-- start Dataset section --

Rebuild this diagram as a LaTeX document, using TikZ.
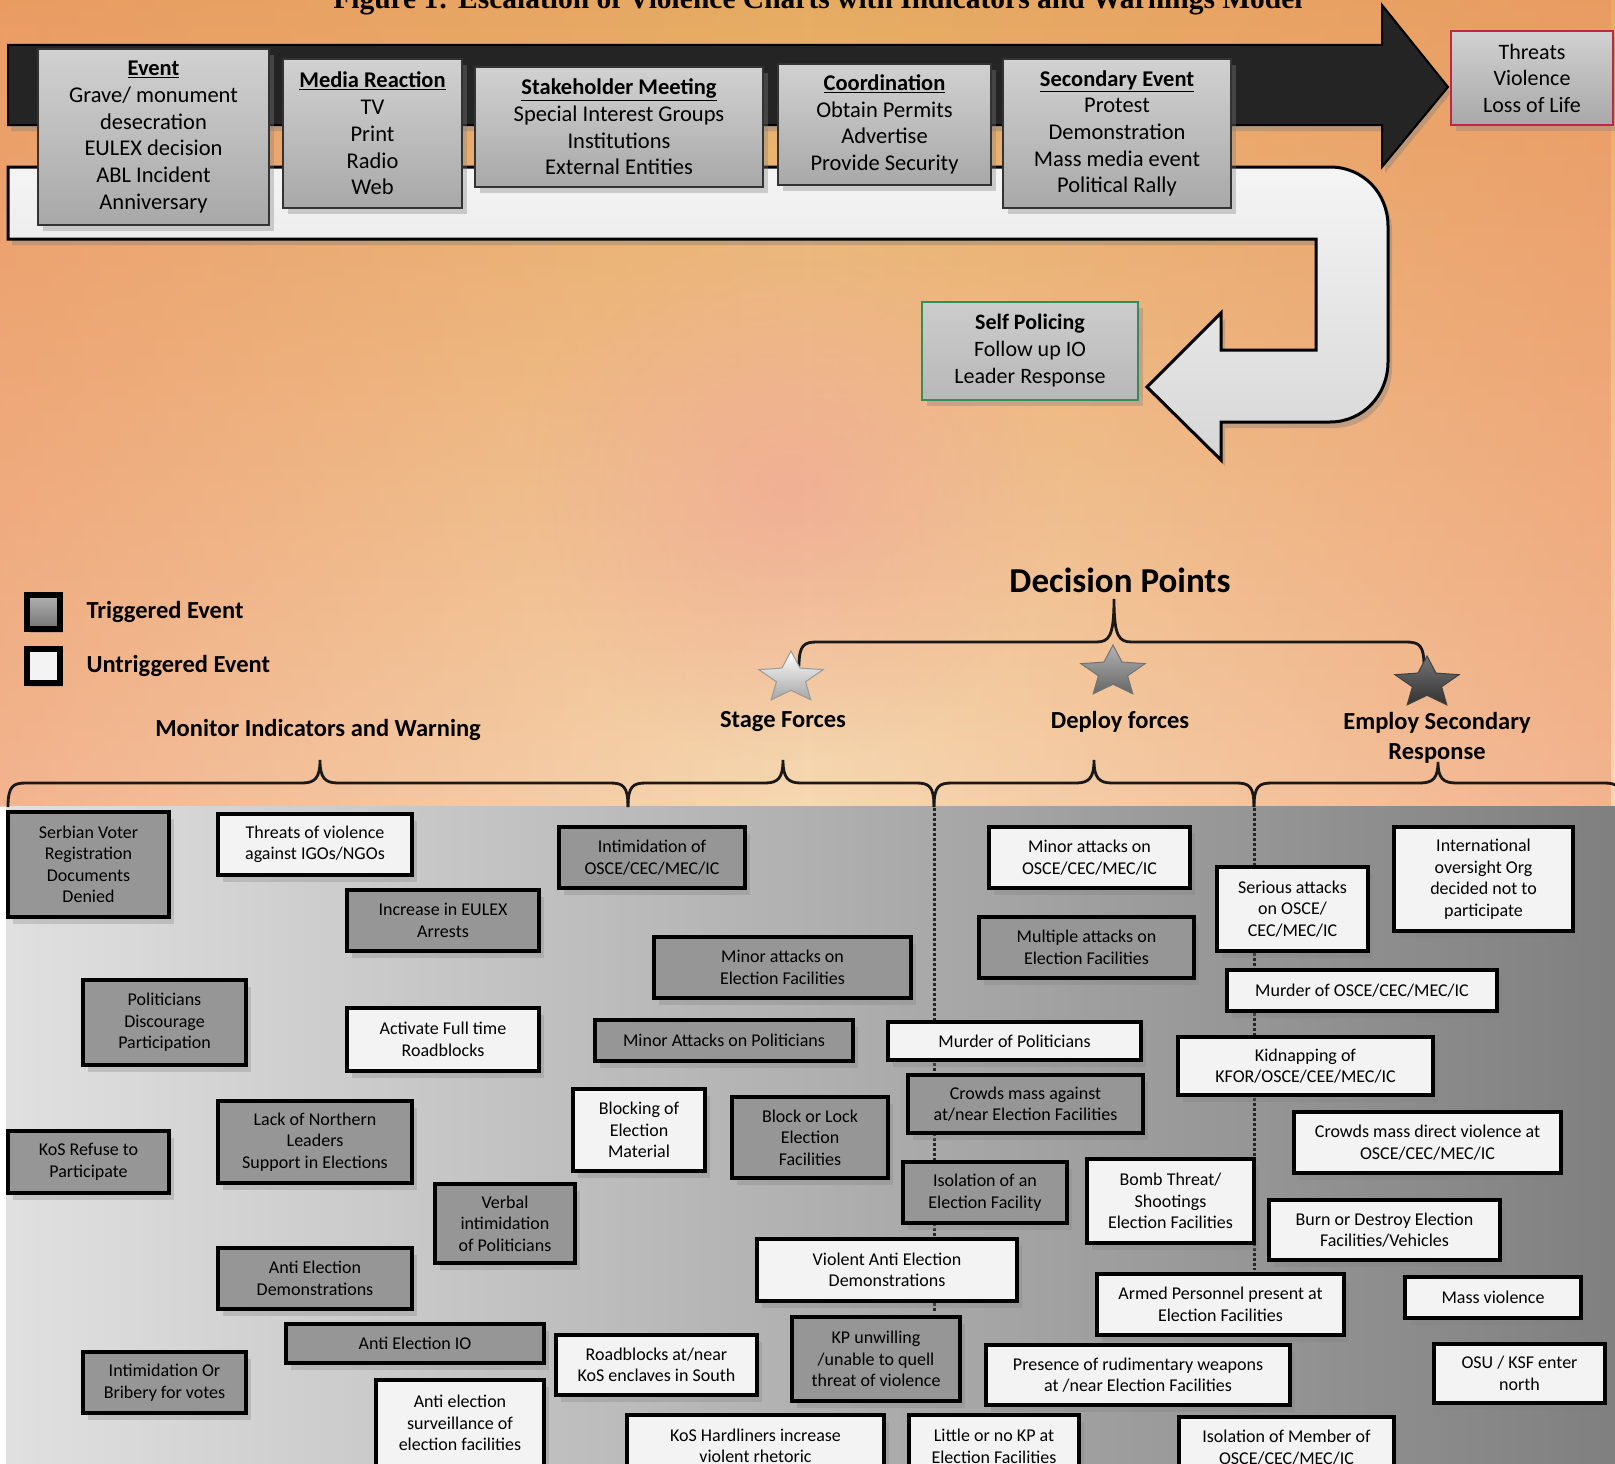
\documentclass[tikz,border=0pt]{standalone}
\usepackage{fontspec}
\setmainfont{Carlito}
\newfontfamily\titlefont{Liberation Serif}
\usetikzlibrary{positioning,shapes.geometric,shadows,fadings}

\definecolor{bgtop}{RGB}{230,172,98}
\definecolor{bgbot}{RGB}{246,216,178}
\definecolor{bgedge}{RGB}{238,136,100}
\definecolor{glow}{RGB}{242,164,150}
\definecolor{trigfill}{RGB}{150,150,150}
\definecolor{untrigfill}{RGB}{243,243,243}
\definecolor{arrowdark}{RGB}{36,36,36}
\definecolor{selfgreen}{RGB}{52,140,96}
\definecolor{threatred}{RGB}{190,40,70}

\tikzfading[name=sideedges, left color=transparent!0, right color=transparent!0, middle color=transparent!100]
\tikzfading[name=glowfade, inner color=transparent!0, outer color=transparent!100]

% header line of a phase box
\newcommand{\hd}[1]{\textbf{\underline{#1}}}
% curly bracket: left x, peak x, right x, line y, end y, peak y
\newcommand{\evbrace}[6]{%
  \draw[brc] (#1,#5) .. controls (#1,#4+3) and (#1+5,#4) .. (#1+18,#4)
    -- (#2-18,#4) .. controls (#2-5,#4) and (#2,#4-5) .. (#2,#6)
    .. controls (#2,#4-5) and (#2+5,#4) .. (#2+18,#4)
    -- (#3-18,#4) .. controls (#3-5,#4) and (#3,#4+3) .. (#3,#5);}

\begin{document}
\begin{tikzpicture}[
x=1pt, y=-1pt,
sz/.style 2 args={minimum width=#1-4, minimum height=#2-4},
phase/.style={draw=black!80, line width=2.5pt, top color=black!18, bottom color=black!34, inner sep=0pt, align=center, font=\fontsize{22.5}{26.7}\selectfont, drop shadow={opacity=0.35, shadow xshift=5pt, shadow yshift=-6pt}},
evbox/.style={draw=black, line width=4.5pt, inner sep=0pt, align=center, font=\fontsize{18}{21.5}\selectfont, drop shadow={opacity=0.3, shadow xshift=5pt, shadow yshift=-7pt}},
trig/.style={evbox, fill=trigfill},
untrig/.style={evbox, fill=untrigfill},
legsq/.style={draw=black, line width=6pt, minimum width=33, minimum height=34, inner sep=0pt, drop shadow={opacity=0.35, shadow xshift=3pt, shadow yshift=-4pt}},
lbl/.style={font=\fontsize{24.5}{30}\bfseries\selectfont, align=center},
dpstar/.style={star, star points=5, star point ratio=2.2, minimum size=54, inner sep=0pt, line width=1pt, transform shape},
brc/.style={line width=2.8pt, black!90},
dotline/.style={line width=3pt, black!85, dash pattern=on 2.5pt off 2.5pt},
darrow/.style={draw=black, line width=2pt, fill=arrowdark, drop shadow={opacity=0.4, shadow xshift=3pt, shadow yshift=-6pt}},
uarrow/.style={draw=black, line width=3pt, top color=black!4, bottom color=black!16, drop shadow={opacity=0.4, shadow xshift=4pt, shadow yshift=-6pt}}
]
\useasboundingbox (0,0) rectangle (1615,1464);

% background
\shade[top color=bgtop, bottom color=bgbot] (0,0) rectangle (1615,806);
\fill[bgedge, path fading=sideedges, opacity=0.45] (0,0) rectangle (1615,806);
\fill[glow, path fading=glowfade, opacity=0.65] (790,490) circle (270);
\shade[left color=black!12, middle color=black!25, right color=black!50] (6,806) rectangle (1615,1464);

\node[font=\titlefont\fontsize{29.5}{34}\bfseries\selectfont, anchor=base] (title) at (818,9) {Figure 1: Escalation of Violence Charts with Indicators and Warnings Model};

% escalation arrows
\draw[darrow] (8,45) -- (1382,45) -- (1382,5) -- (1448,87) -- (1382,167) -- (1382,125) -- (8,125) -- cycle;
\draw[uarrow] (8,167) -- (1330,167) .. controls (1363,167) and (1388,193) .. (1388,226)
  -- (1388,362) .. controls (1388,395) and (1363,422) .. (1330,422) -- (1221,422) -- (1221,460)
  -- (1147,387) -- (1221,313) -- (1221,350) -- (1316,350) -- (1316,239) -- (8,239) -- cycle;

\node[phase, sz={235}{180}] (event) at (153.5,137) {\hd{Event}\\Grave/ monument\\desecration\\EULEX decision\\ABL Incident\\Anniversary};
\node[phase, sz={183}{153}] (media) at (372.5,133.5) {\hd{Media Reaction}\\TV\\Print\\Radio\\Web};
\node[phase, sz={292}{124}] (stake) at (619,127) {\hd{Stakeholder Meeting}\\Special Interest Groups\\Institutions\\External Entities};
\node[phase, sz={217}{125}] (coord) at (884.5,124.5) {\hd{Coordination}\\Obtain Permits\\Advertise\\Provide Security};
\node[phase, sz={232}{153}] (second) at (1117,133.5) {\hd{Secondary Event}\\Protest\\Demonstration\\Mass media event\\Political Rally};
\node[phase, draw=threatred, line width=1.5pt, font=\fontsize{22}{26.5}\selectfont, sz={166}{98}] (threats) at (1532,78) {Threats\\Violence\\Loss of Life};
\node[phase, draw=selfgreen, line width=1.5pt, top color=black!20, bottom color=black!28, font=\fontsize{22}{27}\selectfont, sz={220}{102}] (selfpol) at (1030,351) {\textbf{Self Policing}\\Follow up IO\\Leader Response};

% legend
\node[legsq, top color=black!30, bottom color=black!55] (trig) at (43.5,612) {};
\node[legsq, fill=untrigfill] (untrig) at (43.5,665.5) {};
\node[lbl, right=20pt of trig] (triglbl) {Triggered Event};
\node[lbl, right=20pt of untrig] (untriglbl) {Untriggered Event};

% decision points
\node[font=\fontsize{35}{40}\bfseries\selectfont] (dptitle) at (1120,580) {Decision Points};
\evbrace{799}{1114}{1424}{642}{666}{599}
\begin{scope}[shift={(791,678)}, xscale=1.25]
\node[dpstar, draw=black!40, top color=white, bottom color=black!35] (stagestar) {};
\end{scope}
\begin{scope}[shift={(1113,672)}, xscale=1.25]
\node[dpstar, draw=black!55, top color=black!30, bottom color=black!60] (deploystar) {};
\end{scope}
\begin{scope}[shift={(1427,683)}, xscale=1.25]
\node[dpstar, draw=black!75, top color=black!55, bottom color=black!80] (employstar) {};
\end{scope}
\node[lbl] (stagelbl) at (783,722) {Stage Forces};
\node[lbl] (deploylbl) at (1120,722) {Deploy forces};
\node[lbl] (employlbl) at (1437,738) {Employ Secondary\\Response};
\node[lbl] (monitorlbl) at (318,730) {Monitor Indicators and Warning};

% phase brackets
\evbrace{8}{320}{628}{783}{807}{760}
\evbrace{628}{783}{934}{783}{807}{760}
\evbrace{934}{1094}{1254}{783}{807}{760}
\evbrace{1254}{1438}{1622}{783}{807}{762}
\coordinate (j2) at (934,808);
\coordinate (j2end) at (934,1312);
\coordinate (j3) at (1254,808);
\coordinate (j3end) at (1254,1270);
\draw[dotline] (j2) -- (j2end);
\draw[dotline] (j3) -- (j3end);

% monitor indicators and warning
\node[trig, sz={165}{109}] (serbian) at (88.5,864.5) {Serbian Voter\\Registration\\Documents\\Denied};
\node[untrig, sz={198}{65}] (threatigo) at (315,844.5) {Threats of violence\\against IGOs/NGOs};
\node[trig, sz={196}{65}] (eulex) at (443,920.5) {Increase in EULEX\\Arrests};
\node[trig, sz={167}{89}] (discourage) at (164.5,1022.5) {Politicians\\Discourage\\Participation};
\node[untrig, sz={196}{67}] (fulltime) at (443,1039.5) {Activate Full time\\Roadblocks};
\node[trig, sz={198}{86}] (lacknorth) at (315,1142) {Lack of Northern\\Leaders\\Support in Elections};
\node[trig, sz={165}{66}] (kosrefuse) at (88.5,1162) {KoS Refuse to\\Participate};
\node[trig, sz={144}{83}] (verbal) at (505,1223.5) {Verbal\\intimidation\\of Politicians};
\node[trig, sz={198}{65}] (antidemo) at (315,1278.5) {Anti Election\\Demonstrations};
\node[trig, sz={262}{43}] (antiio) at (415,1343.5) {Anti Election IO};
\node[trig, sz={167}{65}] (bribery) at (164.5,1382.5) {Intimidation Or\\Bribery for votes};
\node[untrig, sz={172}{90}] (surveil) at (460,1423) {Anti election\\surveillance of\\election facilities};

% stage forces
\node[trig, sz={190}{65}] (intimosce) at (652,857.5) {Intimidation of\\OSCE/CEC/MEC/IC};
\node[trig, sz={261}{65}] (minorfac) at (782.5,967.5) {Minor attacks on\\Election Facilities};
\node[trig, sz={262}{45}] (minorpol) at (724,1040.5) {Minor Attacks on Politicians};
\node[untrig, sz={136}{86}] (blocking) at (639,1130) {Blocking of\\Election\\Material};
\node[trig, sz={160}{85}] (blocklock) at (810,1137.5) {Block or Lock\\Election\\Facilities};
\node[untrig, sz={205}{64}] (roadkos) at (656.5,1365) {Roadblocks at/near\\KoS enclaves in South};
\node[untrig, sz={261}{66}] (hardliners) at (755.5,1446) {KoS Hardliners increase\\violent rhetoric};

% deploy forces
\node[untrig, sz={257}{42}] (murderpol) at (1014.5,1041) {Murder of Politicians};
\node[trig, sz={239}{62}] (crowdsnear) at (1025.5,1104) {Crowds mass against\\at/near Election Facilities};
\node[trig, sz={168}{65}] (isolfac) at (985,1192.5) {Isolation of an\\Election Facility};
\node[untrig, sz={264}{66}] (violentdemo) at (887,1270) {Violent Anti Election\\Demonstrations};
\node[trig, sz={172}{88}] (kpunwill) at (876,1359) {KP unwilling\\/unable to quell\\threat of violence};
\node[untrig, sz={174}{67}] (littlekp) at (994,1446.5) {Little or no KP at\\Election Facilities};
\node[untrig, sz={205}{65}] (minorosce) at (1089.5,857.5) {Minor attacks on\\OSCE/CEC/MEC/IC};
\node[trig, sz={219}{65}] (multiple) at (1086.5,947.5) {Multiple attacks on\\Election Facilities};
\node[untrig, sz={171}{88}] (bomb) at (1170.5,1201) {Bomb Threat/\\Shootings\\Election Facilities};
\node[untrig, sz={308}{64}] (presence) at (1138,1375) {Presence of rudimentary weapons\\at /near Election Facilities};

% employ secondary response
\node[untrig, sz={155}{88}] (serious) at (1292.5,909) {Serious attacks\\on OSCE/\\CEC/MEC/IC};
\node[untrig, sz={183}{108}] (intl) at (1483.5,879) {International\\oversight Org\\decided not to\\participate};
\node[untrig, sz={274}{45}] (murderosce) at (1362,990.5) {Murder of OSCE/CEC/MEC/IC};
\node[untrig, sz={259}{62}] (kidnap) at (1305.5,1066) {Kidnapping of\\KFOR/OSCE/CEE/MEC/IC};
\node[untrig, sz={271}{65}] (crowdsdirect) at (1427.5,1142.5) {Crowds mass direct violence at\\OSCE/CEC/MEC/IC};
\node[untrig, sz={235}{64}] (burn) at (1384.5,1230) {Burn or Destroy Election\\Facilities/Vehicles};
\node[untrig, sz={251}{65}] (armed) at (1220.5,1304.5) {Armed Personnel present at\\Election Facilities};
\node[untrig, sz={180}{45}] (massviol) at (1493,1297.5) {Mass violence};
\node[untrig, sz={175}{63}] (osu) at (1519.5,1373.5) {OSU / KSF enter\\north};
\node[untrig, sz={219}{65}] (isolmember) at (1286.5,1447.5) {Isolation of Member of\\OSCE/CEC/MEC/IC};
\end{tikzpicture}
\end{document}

-- end Dataset section --

Copy nothing but the lines from the top of the data down to the line containing "-- (#3-18,#4) .. controls", and leave the pictures out.

Rebuild this diagram as a LaTeX document, using TikZ.
\documentclass[tikz,border=0pt]{standalone}
\usepackage{fontspec}
\setmainfont{Carlito}
\newfontfamily\titlefont{Liberation Serif}
\usetikzlibrary{positioning,shapes.geometric,shadows,fadings}

\definecolor{bgtop}{RGB}{230,172,98}
\definecolor{bgbot}{RGB}{246,216,178}
\definecolor{bgedge}{RGB}{238,136,100}
\definecolor{glow}{RGB}{242,164,150}
\definecolor{trigfill}{RGB}{150,150,150}
\definecolor{untrigfill}{RGB}{243,243,243}
\definecolor{arrowdark}{RGB}{36,36,36}
\definecolor{selfgreen}{RGB}{52,140,96}
\definecolor{threatred}{RGB}{190,40,70}

\tikzfading[name=sideedges, left color=transparent!0, right color=transparent!0, middle color=transparent!100]
\tikzfading[name=glowfade, inner color=transparent!0, outer color=transparent!100]

% header line of a phase box
\newcommand{\hd}[1]{\textbf{\underline{#1}}}
% curly bracket: left x, peak x, right x, line y, end y, peak y
\newcommand{\evbrace}[6]{%
  \draw[brc] (#1,#5) .. controls (#1,#4+3) and (#1+5,#4) .. (#1+18,#4)
    -- (#2-18,#4) .. controls (#2-5,#4) and (#2,#4-5) .. (#2,#6)
    .. controls (#2,#4-5) and (#2+5,#4) .. (#2+18,#4)
    -- (#3-18,#4) .. controls (#3-5,#4) and (#3,#4+3) .. (#3,#5);}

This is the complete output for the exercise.